Al parecer los acuerdos se transfiguraron en una deidad, y por tal motivo no necesitan existir para dar fe de su vitalidad. Por eso mientras la extrema derecha los destroza por ser para ellos una especie de infolio maldito de 312 páginas escritas con la tinta del mismísimo diablo; algunos portavoces de la fuerza que los concibió, los desvanecen en el aire al elevarlos como la palabra del Buen Dios que anuncia "La Ciudad del Sol” y la convivencia.
De esta forma mientras los verdugos incineran los acuerdos, y apartan las cenizas del campo de visión de los organismos internacionales, jurando que los protegen; los otros certifican no solo que los acuerdos están salvados, sino además que avanzan, mientras exhiben sus rescoldos humeantes rescatados de las llamas.
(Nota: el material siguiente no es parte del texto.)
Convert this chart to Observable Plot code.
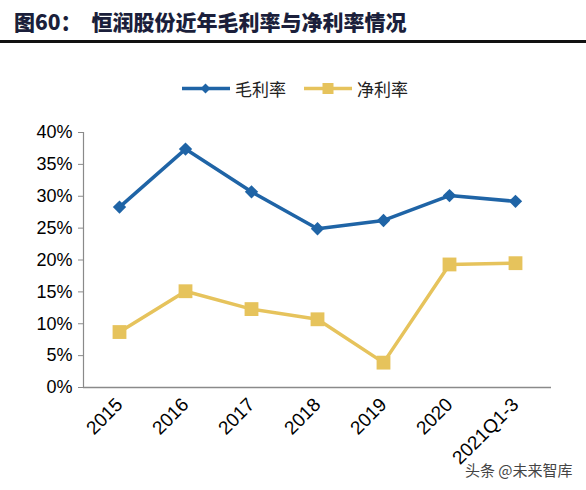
<!DOCTYPE html>
<html>
<head>
<meta charset="utf-8">
<script src="https://cdn.jsdelivr.net/npm/d3@7"></script>
<script src="https://cdn.jsdelivr.net/npm/@observablehq/plot@0.6"></script>
<style>
  body { margin:0; width:586px; height:490px; position:relative; overflow:hidden; background:#fff; }
  #title { position:absolute; left:14px; top:6px; font-family:"Noto Sans CJK SC"; font-weight:900; font-size:21px; color:#1b1f3b; white-space:nowrap; letter-spacing:0px; }
  #title .t { margin-left:10px; }
  #rule { position:absolute; left:0; top:40px; width:586px; height:2.5px; background:#111; }
  #legend { position:absolute; left:182px; top:76px; font-family:"Noto Sans CJK SC"; font-size:17px; color:#222; display:flex; align-items:center; }
  #legend .item { display:flex; align-items:center; margin-right:18px; }
  #legend svg { margin-right:5px; }
  #chart { position:absolute; left:0; top:100px; }
  #wm { position:absolute; left:465px; top:459px; font-family:"Noto Sans CJK SC"; font-size:15px; color:#444; text-shadow:0 0 2px #fff, 0 0 2px #fff; white-space:nowrap; }
</style>
</head>
<body>
<div id="title">图60：<span class="t">恒润股份近年毛利率与净利率情况</span></div>
<div id="rule"></div>
<div id="legend"></div>
<div id="chart"></div>
<div id="wm">头条 @未来智库</div>
<script>
const categories = ["2015", "2016", "2017", "2018", "2019", "2020", "2021Q1-3"];
const grossMargin = [0.283, 0.374, 0.307, 0.249, 0.262, 0.301, 0.292];
const netMargin = [0.087, 0.151, 0.123, 0.107, 0.039, 0.193, 0.195];
const yTicks = [0, 0.05, 0.10, 0.15, 0.20, 0.25, 0.30, 0.35, 0.40];
const seriesNames = ["毛利率", "净利率"];
const blue = "#1f64a6";
const yellow = "#e6c35c";

const gross = categories.map((c, i) => ({cat: c, v: grossMargin[i]}));
const net = categories.map((c, i) => ({cat: c, v: netMargin[i]}));

// legend
const legend = document.getElementById("legend");
[[seriesNames[0], blue, "diamond"], [seriesNames[1], yellow, "square"]].forEach(([name, col, sym]) => {
  const item = document.createElement("div");
  item.className = "item";
  const marker = sym === "diamond"
    ? `<rect x="20" y="7" width="7" height="7" fill="${col}" transform="rotate(45 23.5 10.5)"/>`
    : `<rect x="18.5" y="5" width="11" height="11" fill="${col}"/>`;
  item.innerHTML = `<svg width="48" height="21"><line x1="0" x2="48" y1="10.5" y2="10.5" stroke="${col}" stroke-width="3.5"/>${marker}</svg><span>${name}</span>`;
  legend.appendChild(item);
});

const chart = Plot.plot({
  width: 586,
  height: 390,
  marginLeft: 83,
  marginRight: 35,
  marginTop: 32,
  marginBottom: 103,
  style: {fontFamily: "'Liberation Sans', Arial, sans-serif", fontSize: "18px", color: "#000", background: "#fff"},
  x: {type: "band", domain: categories, padding: 0},
  y: {domain: [0, 0.4]},
  marks: [
    Plot.frame({anchor: "left", stroke: "#8a8a8a", strokeWidth: 1.2}),
    Plot.ruleY([0], {stroke: "#8a8a8a", strokeWidth: 1.5}),
    Plot.axisY({ticks: yTicks, tickFormat: d3.format(".0%"), tickSize: 5, tickPadding: 6, stroke: "#8a8a8a", fill: "#000", label: null, fontSize: 18}),
    Plot.axisX({tickSize: 0, tickRotate: -45, tickPadding: 14, label: null, fill: "#000", fontSize: 19}),
    Plot.line(gross, {x: "cat", y: "v", stroke: blue, strokeWidth: 3.5}),
    Plot.dot(gross, {x: "cat", y: "v", symbol: "diamond2", r: 6, fill: blue}),
    Plot.line(net, {x: "cat", y: "v", stroke: yellow, strokeWidth: 3.5}),
    Plot.dot(net, {x: "cat", y: "v", symbol: "square", r: 7.8, fill: yellow})
  ]
});
document.getElementById("chart").appendChild(chart);
</script>
</body>
</html>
Los verdugos incineran los acuerdos
y apartan las cenizas de la visión de los organismos internacionales;
otros certifican que están salvados y avanzan
Unos y otros evitan admitir la fisonomía real de una expresión política de la lucha de clases, y por eso mientras los unos endulzan su tendencia destructiva como “modificaciones a los acuerdos”, los otros amortiguan la evidente destrucción de los mismos como “dificultades” por las que atraviesa el proceso de paz.
Nada más adverso para el logro de la paz real, que convertir el proceso político hacía su consecución, en una credo desligado de los hechos. Porque la sociedad, si es que llegase a apropiarse en alguna medida de los acuerdos, terminaría apropiándose de sombras. De allí lo apremiante de admitir la realidad de ese abismo al que se refiere Jesús Santrich y “que muchos todavía se niegan a reconocer, creyendo que es oponerse a la paz”.
Hoy los hechos expresan un escenario poco seductor, pero real, y en la historia basta con eso para entender las condiciones de las luchas sociales. Los hechos no son pruebas de fe, y el arma de la palabra no es un artilugio de ilusionismo. Si lo fueran, la defensa del proceso de paz solo estaría llamada a interrumpir, y no a desatar la energía popular acumulada.
Ante nuestros ojos, pulsa esa fuerza aun sin desencadenar; herida porque la guerra ha sido contra ella, y suspendida porque la guerra ha sido por ella, y el camino por el que debe desplegarse, ha sido clausurado al filo de la motosierra y el monopolio estatal de las armas.
Pero a pesar de ello, será esa fuerza, de la cual emergen todas las demás, ese poder popular, social, civil, ciudadano, constituyente, quien deberá erguirse en el camino, con organización y movilización por la paz con justicia social desde los territorios; ya que los acuerdos no son para las Farc y como afirman los excombatientes del ETCR en el Cesar “En términos de democracia, nada ha cambiado con el acuerdo”.
No será con una presumida “filigrana jurídica”, ni con litúrgicos debates de “control político”, ni con las más eficientes acciones administrativas, ni por un improbable arranque de voluntad política del Estado, que se lograrán las conquistas sociales; nada ni nadie puede realizar la paz para ofrecérsela ya hecha al pueblo, porque es él, en realidad, el contenido fundamental del proceso, y quien deberá confrontar el profundo abismo de las postergaciones, al que arrojaron parte del fruto de sus históricas luchas por la justicia social.